Photo by Tyler Jackson

Native Spanish-speaking students at Texas State were given an opportunity to share their culture.

The second Intercambio Spanish Language Mixer was held at the Mochas & Javas coffee shop Nov. 10 by the Modern Languages department and the International Office. The event was coordinated by Spanish lecturers, Dr. Beth Bernstein and Dr. Susana Villanueva-Eguia-Lis.

“Spanish is spoken so widely, that we felt the need to provide an outlet for our language learners and international students,” Bernstein said.

Introducing the event through language courses, verbally, and by fliers has brought in a bigger crowd than expected. Approximately 25 students attended to enjoy the company of those who appreciate the Spanish language.

Various conversations were held in both Spanish and English. Bernstein and Villanueva-Eguia-Lis interacted with all students to make sure everyone was comfortable. Each meeting allows international students to be able to communicate in their native language while improving their English skills.

Solange Troncozo , psychology junior, is an exchange student from Ecuador. She has spoken English since elementary school and learned French when she lived in Belgium. Troncozo was immediately intrigued when she saw the fliers about the Intercambio and thought it is a good way to make connections with other students from different backgrounds.

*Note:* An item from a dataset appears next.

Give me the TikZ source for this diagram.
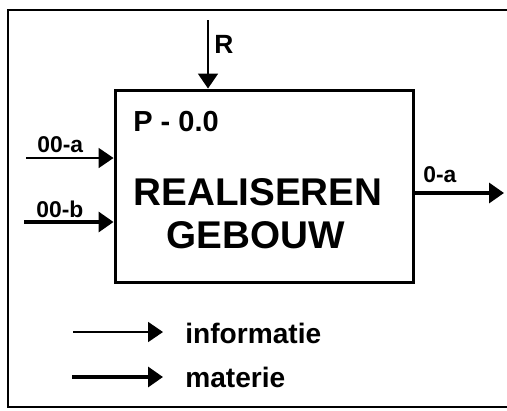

“I really like to get to know new cultures, people and languages; learning any language opens you to so many opportunities and a whole new life,” Troncozo said.

Not all students who attended are fluent in or even speak Spanish at all, but their appreciation for different cultures has influenced and led them to be apart of this group.

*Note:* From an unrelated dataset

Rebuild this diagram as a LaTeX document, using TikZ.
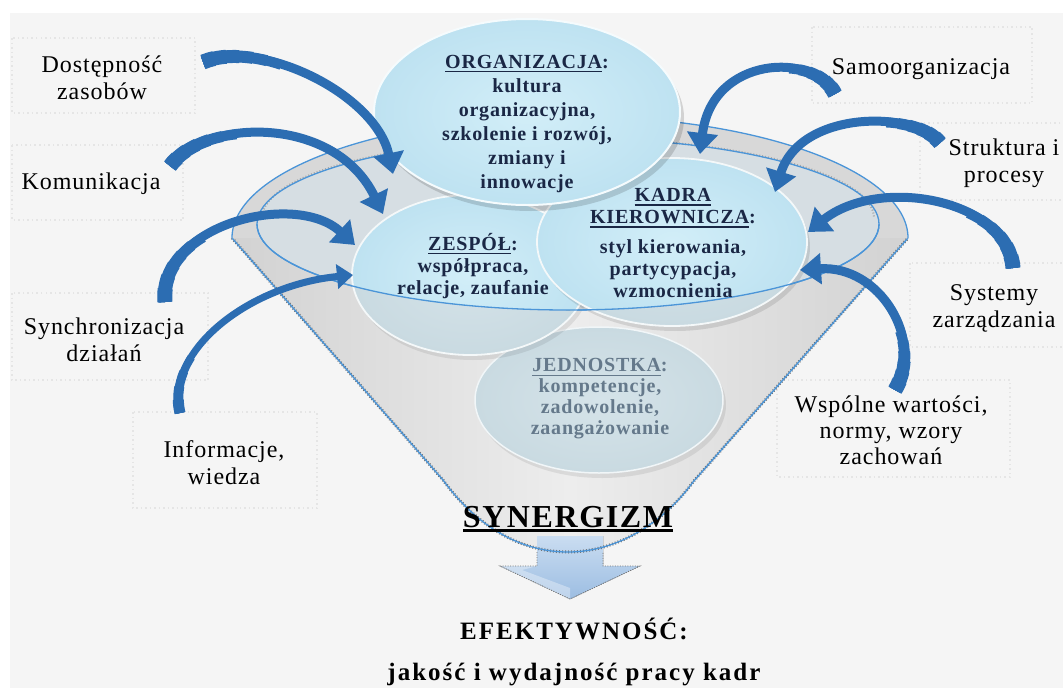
\documentclass[tikz,border=0pt]{standalone}
\usepackage{fontspec}
\setmainfont{Liberation Serif}
\newfontfamily\lblfont[LetterSpace=4]{Liberation Serif}
\newfontfamily\circfont[LetterSpace=4]{Liberation Serif}
\newfontfamily\resfont[LetterSpace=8]{Liberation Serif}
\newfontfamily\synfont[LetterSpace=5]{Liberation Serif}
\usetikzlibrary{arrows.meta,calc}

% text with a solid bar below it: depth, thickness, text
\newcommand\barunder[3]{\setbox0=\hbox{#3}\rlap{\rule[-#1]{\wd0}{#2}}\box0}

% thicker start of a curved arrow: tail, control 1, control 2, tip, list t/width
\newcommand\taperflow[5]{%
  \foreach \t/\w in {#5} {
    \path ($(#1)!\t!(#2)$) coordinate (q1) ($(#2)!\t!(#3)$) coordinate (m12)
          ($(#3)!\t!(#4)$) coordinate (m23);
    \path ($(q1)!\t!(m12)$) coordinate (q2) ($(m12)!\t!(m23)$) coordinate (r1);
    \path ($(q2)!\t!(r1)$) coordinate (q3);
    \draw[draw=flowblue, line width=\w pt, line cap=butt] (#1) .. controls (q1) and (q2) .. (q3);
  }}

\definecolor{bgc}{HTML}{F5F5F5}
\definecolor{boxc}{HTML}{E5E5E5}
\definecolor{flowblue}{HTML}{2C6DB2}
\definecolor{rimblue}{HTML}{4B95D8}
\definecolor{rimgrey}{HTML}{D8D8D8}
\definecolor{wallgrey}{HTML}{D2D2D2}
\definecolor{wallpale}{HTML}{EDEDED}
\definecolor{openc}{HTML}{D6DEE3}
\definecolor{cbright}{HTML}{BEE2F1}
\definecolor{cbrightin}{HTML}{D2EEF8}
\definecolor{cfaded}{HTML}{C9DAE1}
\definecolor{cfadedin}{HTML}{D5E3E9}
\definecolor{txtnavy}{HTML}{1A2745}
\definecolor{txtgrey}{HTML}{65798B}
\definecolor{spoutA}{HTML}{CADDF1}
\definecolor{spoutB}{HTML}{9CBDE2}

\begin{document}
\begin{tikzpicture}[x=1pt,y=-1pt,
  boxline/.style={draw=boxc, line width=2pt, dash pattern=on 1.5pt off 3pt},
  lbl/.style={align=center, inner sep=0pt, text=black,
    font=\lblfont\fontsize{24}{27}\selectfont},
  ctext/.style={align=center, inner sep=0pt, text=txtnavy,
    font=\circfont\bfseries\fontsize{20}{24}\selectfont},
  flow/.style={draw=flowblue, line width=9pt, line cap=butt,
    -{Triangle[width=30pt,length=21pt]}},
  bright/.style={inner color=cbrightin, outer color=cbright},
  faded/.style={inner color=cfadedin, outer color=cfaded},
  rimline/.style={draw=rimblue, line width=1.3pt},
  halftone/.style={draw=black!55, line width=3pt, dash pattern=on 1pt off 2pt},
]
\useasboundingbox (0,0) rectangle (1063,688);
\fill[white] (0,0) rectangle (1063,688);
\fill[bgc] (10,13) rectangle (1063,688);

% faint dotted frames round the factor labels
\draw[boxline] (12,38) rectangle (195,113);
\draw[boxline] (12,145) rectangle (183,220);
\draw[boxline] (12,293) rectangle (208,380);
\draw[boxline] (133,412) rectangle (317,508);
\draw[boxline] (812,27) rectangle (1032,103);
\draw[boxline] (920,123) rectangle (1075,200);
\draw[boxline] (910,263) rectangle (1075,347);
\draw[boxline] (777,380) rectangle (1010,477);

% funnel wall
\fill[left color=wallgrey, right color=wallgrey, middle color=wallpale]
  (232,238) -- (443,480) .. controls (478,528) and (522,552) .. (568,552)
  .. controls (618,552) and (664,522) .. (693,482) -- (908,238) -- cycle;

% spout arrow under the funnel
\fill[top color=spoutA, bottom color=spoutB]
  (537,536) -- (603,536) -- (603,566) -- (640,566) -- (570,599)
  -- (500,566) -- (537,566) -- cycle;
\fill[white, opacity=0.35] (537,566) -- (500,566) -- (570,599) -- (570,588) -- (522,570) -- cycle;
\draw[black!55, line width=0.8pt, dash pattern=on 1pt off 1.5pt]
  (537,552) -- (537,566) -- (500,566) -- (570,599) -- (640,566) -- (603,566) -- (603,552);

% funnel wall outline
\draw[halftone]
  (232,238) -- (443,480) .. controls (478,528) and (522,552) .. (568,552)
  .. controls (618,552) and (664,522) .. (693,482) -- (908,238);
\draw[rimline]
  (232,238) -- (443,480) .. controls (478,528) and (522,552) .. (568,552)
  .. controls (618,552) and (664,522) .. (693,482) -- (908,238);

% rim of the funnel
\fill[rimgrey] (232,238) arc[start angle=180, end angle=360, x radius=338, y radius=122] -- cycle;
\draw[rimline] (232,238) arc[start angle=180, end angle=360, x radius=338, y radius=122];
\fill[openc] (568,224) ellipse [x radius=311, y radius=86];
\draw[halftone, draw=black!35, line width=2pt] (262,218) arc[start angle=180, end angle=360, x radius=306, y radius=80];
\draw[rimline] (568,224) ellipse [x radius=311, y radius=86];

% JEDNOSTKA (seen through the wall)
\fill[black, opacity=0.08] (602,405) ellipse [x radius=124, y radius=73];
\fill[faded] (599,400) ellipse [x radius=124, y radius=73];
\draw[white!75!cfaded, line width=1.5pt] (599,400) ellipse [x radius=124, y radius=73];

% ZESPÓŁ
\fill[black, opacity=0.08] (473,280) ellipse [x radius=118, y radius=80];
\fill[faded] (470,275) ellipse [x radius=118, y radius=80];
\begin{scope}
  \clip (568,224) ellipse [x radius=311, y radius=86];
  \fill[bright] (470,275) ellipse [x radius=118, y radius=80];
\end{scope}
\draw[white!80!cfaded, line width=1.8pt] (470,275) ellipse [x radius=118, y radius=80];

% KADRA KIEROWNICZA
\fill[black, opacity=0.10] (675,247) ellipse [x radius=135, y radius=84];
\fill[faded] (672,242) ellipse [x radius=135, y radius=84];
\begin{scope}
  \clip (568,224) ellipse [x radius=311, y radius=86];
  \fill[bright] (672,242) ellipse [x radius=135, y radius=84];
\end{scope}
\draw[white!80!cfaded, line width=1.8pt] (672,242) ellipse [x radius=135, y radius=84];

% front edge of the opening
\draw[rimline] (879,224) arc[start angle=0, end angle=180, x radius=311, y radius=86];

% ORGANIZACJA
\fill[black, opacity=0.14] (531,118) ellipse [x radius=153, y radius=93];
\fill[bright] (527,112) ellipse [x radius=153, y radius=93];
\draw[white!85!cbright, line width=2pt] (527,112) ellipse [x radius=153, y radius=93];

% texts in the ellipses
\node[ctext] (org) at (527,124)
  {\barunder{4pt}{1.4pt}{ORGANIZACJA}:\\kultura\\organizacyjna,\\szkolenie i rozwój,\\zmiany i\\innowacje};
\node[ctext, font=\circfont\bfseries\fontsize{20}{22}\selectfont] (zesp) at (473,266)
  {\barunder{4pt}{1.4pt}{ZESPÓŁ}:\\współpraca,\\relacje, zaufanie};
\node[ctext, font=\circfont\bfseries\fontsize{20}{22}\selectfont] (kadra) at (673,243)
  {\barunder{4pt}{1.4pt}{KADRA}\\\barunder{4pt}{1.4pt}{KIEROWNICZA}:\\[8pt]styl kierowania,\\partycypacja,\\wzmocnienia};
\node[ctext, text=txtgrey, font=\circfont\bfseries\fontsize{20}{21}\selectfont] (jedn) at (600,399)
  {\barunder{4pt}{1.4pt}{JEDNOSTKA}:\\kompetencje,\\zadowolenie,\\zaangażowanie};

% result below the funnel
\node[inner sep=0pt, font=\synfont\bfseries\fontsize{32}{34}\selectfont] (syn) at (568,519)
  {\barunder{5pt}{2.6pt}{SYNERGIZM}};
\node[inner sep=0pt, align=center, font=\resfont\bfseries\fontsize{25}{41}\selectfont] (eff) at (574,652)
  {EFEKTYWNOŚĆ:\\jakość i wydajność pracy kadr};

% factor labels
\node[lbl] (dost) at (102,78) {Dostępność\\zasobów};
\node[lbl] (kom) at (91,184) {Komunikacja};
\node[lbl] (sync) at (104,340) {Synchronizacja\\działań};
\node[lbl] (info) at (224,463) {Informacje,\\wiedza};
\node[lbl] (samo) at (921,69) {Samoorganizacja};
\node[lbl] (strukt) at (1004,163) {Struktura i\\procesy};
\node[lbl] (syst) at (994,308) {Systemy\\zarządzania};
\node[lbl, font=\lblfont\fontsize{24}{26}\selectfont] (wart) at (891,430)
  {Wspólne wartości,\\normy, wzory\\zachowań};

% curved arrows from the factors into the funnel
\coordinate (a1s) at (203,62);   \coordinate (a1c) at (262,38);   \coordinate (a1d) at (376,95);   \coordinate (a1e) at (393,174);
\coordinate (a2s) at (170,166);  \coordinate (a2c) at (205,118);  \coordinate (a2d) at (335,115);  \coordinate (a2e) at (383,214);
\coordinate (a3s) at (165,302);  \coordinate (a3c) at (158,225);  \coordinate (a3d) at (295,190);  \coordinate (a3e) at (355,245);
\coordinate (a4s) at (180,413);  \coordinate (a4c) at (165,350);  \coordinate (a4d) at (250,285);  \coordinate (a4e) at (353,275);
\coordinate (b1s) at (835,94);   \coordinate (b1c) at (815,52);   \coordinate (b1d) at (712,55);   \coordinate (b1e) at (700,154);
\coordinate (b2s) at (940,143);  \coordinate (b2c) at (915,110);  \coordinate (b2d) at (800,110);  \coordinate (b2e) at (775,192);
\coordinate (b3s) at (1013,268); \coordinate (b3c) at (1008,200); \coordinate (b3d) at (880,175);  \coordinate (b3e) at (808,232);
\coordinate (b4s) at (895,390);  \coordinate (b4c) at (925,340);  \coordinate (b4d) at (880,265);  \coordinate (b4e) at (800,270);

\foreach \a in {a1,a2,a3,b1,b2,b3,b4} {
  \draw[flow] (\a s) .. controls (\a c) and (\a d) .. (\a e);
  \taperflow{\a s}{\a c}{\a d}{\a e}{0.36/10,0.30/11,0.24/12,0.18/13,0.12/14,0.06/15}
}
\draw[flow, line width=7pt, -{Triangle[width=24pt,length=16pt]}]
  (a4s) .. controls (a4c) and (a4d) .. (a4e);
\taperflow{a4s}{a4c}{a4d}{a4e}{0.30/8,0.22/9,0.14/10,0.07/11}
\end{tikzpicture}
\end{document}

Arianna Martinez , junior, was raised in a Spanish-speaking household. When she learned English in school, her native language began to fade. Martinez now takes classes at Texas State and attends events, such as Intercambio, to restore her Spanish.

“My mom was disappointed that I wasn’t able to talk to my grandparents, aunts and uncles in Spanish,” Martinez said.

Most students who attended Intercambio agreed that being able to speak a second language, such as Spanish, is beneficial to one’s life.

Both coordinators of the event said they enjoyed Mochas & Javas as the venue because of its proximity to campus. They provide food such as pumpkin chocolate chip muffins and peanut butter cookies, for international students.

While Intercambio is a new event, it is showing room for growth. The coordinators hoped the event will eventually grow into a student organization.

The last Intercambio of the fall semester will take place next month, and all language enthusiasts are encouraged to attend.